# Union Force Bindings?



## Weipim (Nov 20, 2012)

i have the nx2 se and i felt the exact opposite of your opinion. Force can do a lot of things, generally if u want fast response u need stiff bindings which is the opposite of what park jibbing and fs asks. what kind of board and boot size u have?


----------



## snowklinger (Aug 30, 2011)

petesnowboards said:


> I am also keeping an open mind, I just hate Burton.


dafuq? What's the point of this statement? FYI I'm not racist I just hate blacks and jews.

I'm no Burton lover but if there is one product (and there is) they have that I like it is their bindings.


----------



## tj_ras (Feb 13, 2011)

Yea i wouldnt rule out an awsome option just becuase you hate the company. Burton does make some good bindings, even tho i personaly like the feel of my unions better....if union didnt make bindings id 100% be rocking a set of cartels right now.

Im not going to say wether the forces would be best for you or not, i ride mine all over the mountain on a k2 www(hitting rails/boxes, jumps, buttering and just cruising down some blues and blacks) but being that i have only tried the forces i dont know how they compare to say the atlas or contact/pro. So my oppinion would be far to biased toward the forces.


----------



## Nivek (Jan 24, 2008)

Heavy, maybe. Unresponsive, no. If they didnt feel responsive you didnt ever get them asjusted properly, can't ride hard enough to tell a difference, or your board is too soft for it to matter that much.
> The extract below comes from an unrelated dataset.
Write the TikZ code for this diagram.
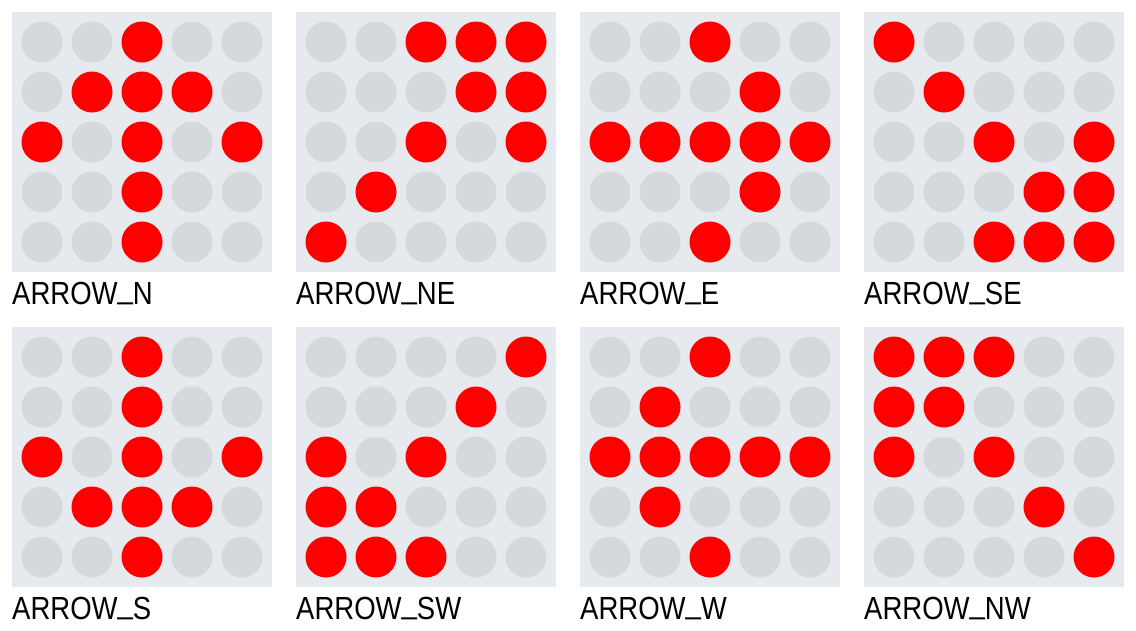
\documentclass[tikz,border=0pt]{standalone}
\usepackage{fontspec}
\setmainfont{Liberation Sans}[FakeStretch=0.86]
\usepackage{xcolor}

\definecolor{panelbg}{RGB}{230,233,238}
\definecolor{dotoff}{RGB}{213,216,221}
\definecolor{doton}{RGB}{255,0,0}
\colorlet{led0}{dotoff}
\colorlet{led1}{doton}

% 5x5 patterns, top row first
\def\patN{{0,0,1,0,0},{0,1,1,1,0},{1,0,1,0,1},{0,0,1,0,0},{0,0,1,0,0}}
\def\patNE{{0,0,1,1,1},{0,0,0,1,1},{0,0,1,0,1},{0,1,0,0,0},{1,0,0,0,0}}
\def\patE{{0,0,1,0,0},{0,0,0,1,0},{1,1,1,1,1},{0,0,0,1,0},{0,0,1,0,0}}
\def\patSE{{1,0,0,0,0},{0,1,0,0,0},{0,0,1,0,1},{0,0,0,1,1},{0,0,1,1,1}}
\def\patS{{0,0,1,0,0},{0,0,1,0,0},{1,0,1,0,1},{0,1,1,1,0},{0,0,1,0,0}}
\def\patSW{{0,0,0,0,1},{0,0,0,1,0},{1,0,1,0,0},{1,1,0,0,0},{1,1,1,0,0}}
\def\patW{{0,0,1,0,0},{0,1,0,0,0},{1,1,1,1,1},{0,1,0,0,0},{0,0,1,0,0}}
\def\patNW{{1,1,1,0,0},{1,1,0,0,0},{1,0,1,0,0},{0,0,0,1,0},{0,0,0,0,1}}

\tikzset{
  panel/.style={fill=panelbg, draw=none, minimum size=260pt, inner sep=0pt, anchor=north west},
  led/.style={circle, minimum size=41pt, inner sep=0pt, draw=none},
  caption/.style={anchor=base west, inner sep=0pt, font=\fontsize{32}{36}\selectfont},
}

\begin{document}
\begin{tikzpicture}[x=1pt, y=-1pt]
    \useasboundingbox (0,0) rectangle (1136,630);
    \foreach \name [count=\k from 0] in {N,NE,E,SE,S,SW,W,NW} {
        \pgfmathsetmacro{\px}{12+284*mod(\k,4)}
        \pgfmathsetmacro{\py}{12+315*int(\k/4)}
        \node[panel] (p\name) at (\px,\py) {};
        \expandafter\let\expandafter\bits\csname pat\name\endcsname
        \foreach \row [count=\r from 0] in \bits {
            \foreach \b [count=\c from 0] in \row {
                \node[led, fill=led\b] (p\name-\r-\c) at ({\px+30+50*\c},{\py+30+50*\r}) {};
            }
        }
        \node[caption] (l\name) at ([yshift=-32pt]p\name.south west) {ARROW\raisebox{0.17em}{\_}\name};
    }
\end{tikzpicture}
\end{document}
The GT is probably the most responsive binding in Flows line.

What you'll notice going from GT's to Forces. No canting. Heel dampening disappears. Maybe a little lighter. Much softer highback. 
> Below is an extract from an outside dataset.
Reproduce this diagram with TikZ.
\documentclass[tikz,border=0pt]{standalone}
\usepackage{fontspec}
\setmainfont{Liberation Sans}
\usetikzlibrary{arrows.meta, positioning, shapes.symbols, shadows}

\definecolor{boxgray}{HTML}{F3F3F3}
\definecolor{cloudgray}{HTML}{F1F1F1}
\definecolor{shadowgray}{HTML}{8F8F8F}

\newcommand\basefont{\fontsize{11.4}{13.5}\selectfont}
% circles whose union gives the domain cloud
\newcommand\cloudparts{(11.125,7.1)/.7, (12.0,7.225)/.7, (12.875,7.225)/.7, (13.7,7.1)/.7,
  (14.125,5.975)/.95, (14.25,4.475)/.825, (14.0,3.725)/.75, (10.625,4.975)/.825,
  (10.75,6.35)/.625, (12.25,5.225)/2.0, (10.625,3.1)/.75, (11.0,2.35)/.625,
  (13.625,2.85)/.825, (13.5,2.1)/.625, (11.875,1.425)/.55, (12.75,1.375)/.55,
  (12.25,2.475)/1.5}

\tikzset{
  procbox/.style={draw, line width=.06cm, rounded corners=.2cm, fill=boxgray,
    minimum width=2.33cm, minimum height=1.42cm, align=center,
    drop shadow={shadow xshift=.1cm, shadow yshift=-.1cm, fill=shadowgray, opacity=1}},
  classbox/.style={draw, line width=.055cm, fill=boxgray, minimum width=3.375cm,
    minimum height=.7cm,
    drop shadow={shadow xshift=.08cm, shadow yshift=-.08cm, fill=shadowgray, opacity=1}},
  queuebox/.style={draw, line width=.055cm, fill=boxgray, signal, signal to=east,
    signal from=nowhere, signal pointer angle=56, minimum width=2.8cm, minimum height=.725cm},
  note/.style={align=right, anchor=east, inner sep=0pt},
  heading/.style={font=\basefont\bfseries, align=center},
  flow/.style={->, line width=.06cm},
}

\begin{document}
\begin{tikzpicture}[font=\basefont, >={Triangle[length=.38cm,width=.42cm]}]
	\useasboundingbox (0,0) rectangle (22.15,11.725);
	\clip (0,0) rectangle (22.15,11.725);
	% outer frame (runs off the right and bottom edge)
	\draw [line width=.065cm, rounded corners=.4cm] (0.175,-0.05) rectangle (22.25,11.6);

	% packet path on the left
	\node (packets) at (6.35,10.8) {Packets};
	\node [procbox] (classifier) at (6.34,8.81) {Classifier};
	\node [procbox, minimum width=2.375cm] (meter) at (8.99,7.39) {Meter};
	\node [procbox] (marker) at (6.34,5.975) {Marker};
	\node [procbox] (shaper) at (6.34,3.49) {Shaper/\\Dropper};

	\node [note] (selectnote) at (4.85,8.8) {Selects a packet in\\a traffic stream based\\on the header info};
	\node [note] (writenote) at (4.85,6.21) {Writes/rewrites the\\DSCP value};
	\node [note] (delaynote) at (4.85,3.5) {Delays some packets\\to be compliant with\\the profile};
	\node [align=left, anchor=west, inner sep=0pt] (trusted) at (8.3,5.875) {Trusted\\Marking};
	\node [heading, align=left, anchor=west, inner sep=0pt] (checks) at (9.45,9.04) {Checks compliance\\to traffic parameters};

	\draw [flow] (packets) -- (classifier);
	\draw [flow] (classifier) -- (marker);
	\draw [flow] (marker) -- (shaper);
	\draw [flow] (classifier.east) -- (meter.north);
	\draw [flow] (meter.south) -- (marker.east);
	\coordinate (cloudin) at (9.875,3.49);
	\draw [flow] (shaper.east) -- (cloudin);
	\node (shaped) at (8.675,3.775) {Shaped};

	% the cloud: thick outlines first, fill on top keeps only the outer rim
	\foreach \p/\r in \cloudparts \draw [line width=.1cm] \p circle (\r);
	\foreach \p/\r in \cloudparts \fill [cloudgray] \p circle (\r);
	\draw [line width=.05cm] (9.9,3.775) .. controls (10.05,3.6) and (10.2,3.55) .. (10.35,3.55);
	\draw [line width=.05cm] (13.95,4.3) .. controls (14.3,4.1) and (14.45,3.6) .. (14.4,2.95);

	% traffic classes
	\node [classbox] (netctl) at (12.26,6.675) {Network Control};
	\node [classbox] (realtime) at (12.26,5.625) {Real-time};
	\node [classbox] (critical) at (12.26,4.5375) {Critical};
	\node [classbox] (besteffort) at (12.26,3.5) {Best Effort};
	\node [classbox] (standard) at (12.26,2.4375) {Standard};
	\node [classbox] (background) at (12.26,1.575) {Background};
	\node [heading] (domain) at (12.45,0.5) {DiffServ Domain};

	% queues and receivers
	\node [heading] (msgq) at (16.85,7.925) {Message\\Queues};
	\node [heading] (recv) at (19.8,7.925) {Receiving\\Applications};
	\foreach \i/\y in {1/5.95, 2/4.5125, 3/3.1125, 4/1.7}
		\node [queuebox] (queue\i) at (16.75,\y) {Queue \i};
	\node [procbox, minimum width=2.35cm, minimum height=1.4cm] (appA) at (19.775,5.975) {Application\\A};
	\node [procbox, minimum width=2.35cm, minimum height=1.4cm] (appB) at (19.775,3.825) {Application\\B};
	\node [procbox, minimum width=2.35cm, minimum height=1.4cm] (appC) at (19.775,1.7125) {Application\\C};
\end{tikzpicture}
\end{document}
If you're shooting for a softer more forgiving feel personally I really like Salomon Holograms, K2 Formulas, and the Rome Mob Boss.


----------



## sxdaca (Oct 5, 2012)

dont hate burton bindings. in my opinion they make the best ones overall.

flows straps are one of the most responsive out there, but i dont know if the hybrid ones are responsive as the power straps ones.

edit: dont forget that nx2s chassis are made of aluminum


----------